_What needs to be done:_ Reproduce the listing word for word, leaving every picture behind.

_Exercise inputs:_
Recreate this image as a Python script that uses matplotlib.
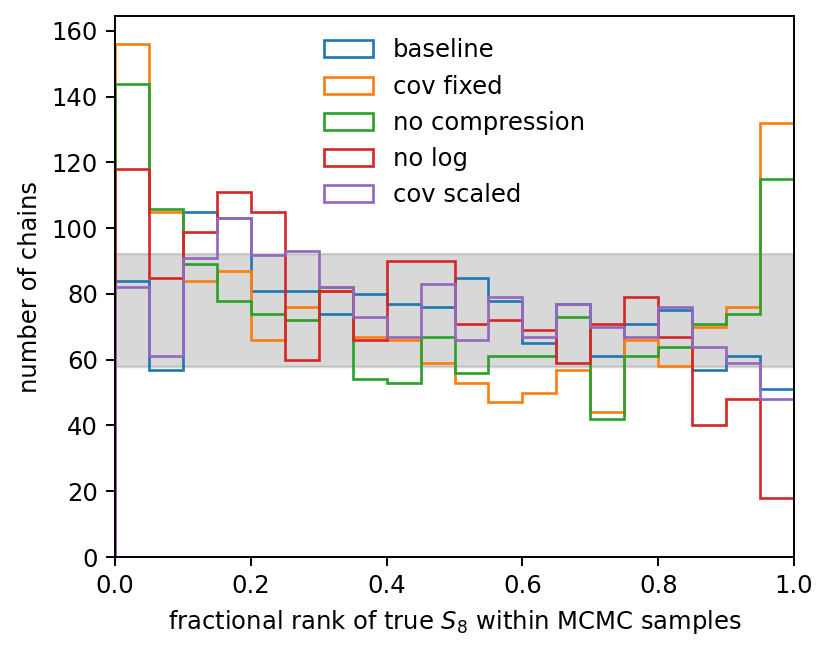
import matplotlib
matplotlib.use("Agg")
import matplotlib.pyplot as plt
import numpy as np

bin_edges = np.linspace(0.0, 1.0, 21)

labels = ["baseline", "cov fixed", "no compression", "no log", "cov scaled"]

baseline = [84, 57, 105, 103, 81, 81, 74, 80, 77, 76, 85, 78, 65, 77, 61, 71, 75, 57, 61, 51]
cov_fixed = [156, 105, 84, 87, 66, 76, 81, 67, 66, 59, 53, 47, 50, 57, 44, 66, 58, 70, 76, 132]
no_compression = [144, 106, 89, 78, 74, 72, 82, 54, 53, 67, 56, 61, 61, 73, 42, 61, 64, 71, 74, 115]
no_log = [118, 85, 99, 111, 105, 60, 81, 66, 90, 90, 71, 72, 69, 59, 71, 79, 67, 40, 48, 18]
cov_scaled = [82, 61, 91, 103, 92, 93, 82, 73, 67, 83, 66, 79, 67, 77, 70, 67, 76, 64, 59, 48]

# expected count per bin is 75, band is its 2-sigma poisson range
band_lo, band_hi = 57.7, 92.3

DPI = 175
fig = plt.figure(figsize=(831 / DPI, 652 / DPI), dpi=DPI)
ax = fig.add_axes([0.1384, 0.1457, 0.8171, 0.829])

ax.axhspan(band_lo, band_hi, color="grey", alpha=0.3, zorder=0)

centers = 0.5 * (bin_edges[:-1] + bin_edges[1:])
for counts, label in zip([baseline, cov_fixed, no_compression, no_log, cov_scaled], labels):
    ax.hist(centers, bins=bin_edges, weights=counts, histtype="step", linewidth=1.1, label=label)

ax.set_xlim(0, 1)
ax.set_ylim(0, 164.4)
ax.set_yticks(np.arange(0, 161, 20))
ax.set_xlabel("fractional rank of true $S_8$ within MCMC samples")
ax.set_ylabel("number of chains")
ax.legend(loc="upper center", frameon=False)

fig.savefig("out.png", dpi=DPI)
plt.close(fig)
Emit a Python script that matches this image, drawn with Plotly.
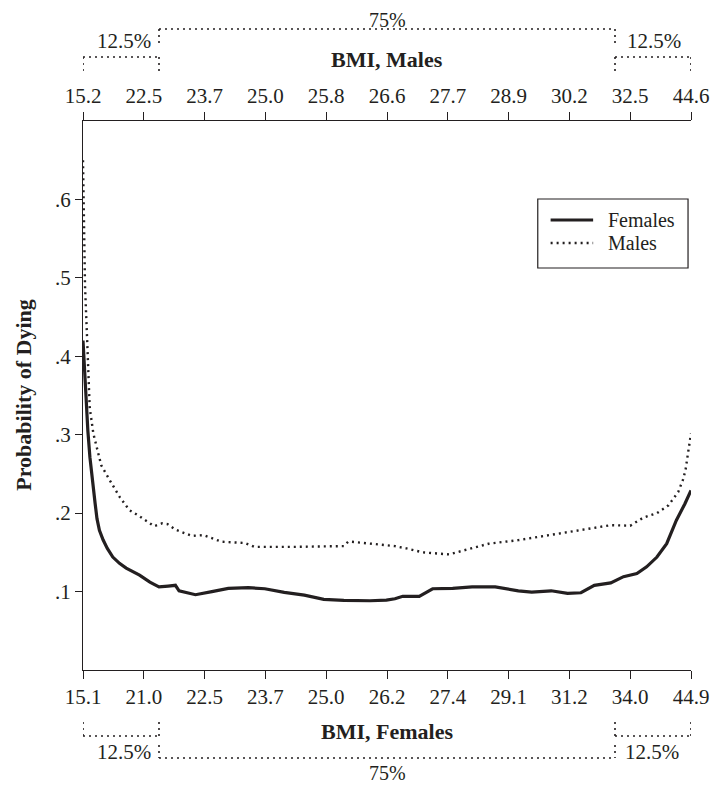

_Answer for this exercise:_
Recreate this image as a Python script that uses matplotlib.
import matplotlib
matplotlib.use("Agg")
import matplotlib.pyplot as plt
import numpy as np

bin_edges = np.linspace(0.0, 1.0, 21)

labels = ["baseline", "cov fixed", "no compression", "no log", "cov scaled"]

baseline = [84, 57, 105, 103, 81, 81, 74, 80, 77, 76, 85, 78, 65, 77, 61, 71, 75, 57, 61, 51]
cov_fixed = [156, 105, 84, 87, 66, 76, 81, 67, 66, 59, 53, 47, 50, 57, 44, 66, 58, 70, 76, 132]
no_compression = [144, 106, 89, 78, 74, 72, 82, 54, 53, 67, 56, 61, 61, 73, 42, 61, 64, 71, 74, 115]
no_log = [118, 85, 99, 111, 105, 60, 81, 66, 90, 90, 71, 72, 69, 59, 71, 79, 67, 40, 48, 18]
cov_scaled = [82, 61, 91, 103, 92, 93, 82, 73, 67, 83, 66, 79, 67, 77, 70, 67, 76, 64, 59, 48]

# expected count per bin is 75, band is its 2-sigma poisson range
band_lo, band_hi = 57.7, 92.3

DPI = 175
fig = plt.figure(figsize=(831 / DPI, 652 / DPI), dpi=DPI)
ax = fig.add_axes([0.1384, 0.1457, 0.8171, 0.829])

ax.axhspan(band_lo, band_hi, color="grey", alpha=0.3, zorder=0)

centers = 0.5 * (bin_edges[:-1] + bin_edges[1:])
for counts, label in zip([baseline, cov_fixed, no_compression, no_log, cov_scaled], labels):
    ax.hist(centers, bins=bin_edges, weights=counts, histtype="step", linewidth=1.1, label=label)

ax.set_xlim(0, 1)
ax.set_ylim(0, 164.4)
ax.set_yticks(np.arange(0, 161, 20))
ax.set_xlabel("fractional rank of true $S_8$ within MCMC samples")
ax.set_ylabel("number of chains")
ax.legend(loc="upper center", frameon=False)

fig.savefig("out.png", dpi=DPI)
plt.close(fig)
Emit a Python script that matches this image, drawn with Plotly.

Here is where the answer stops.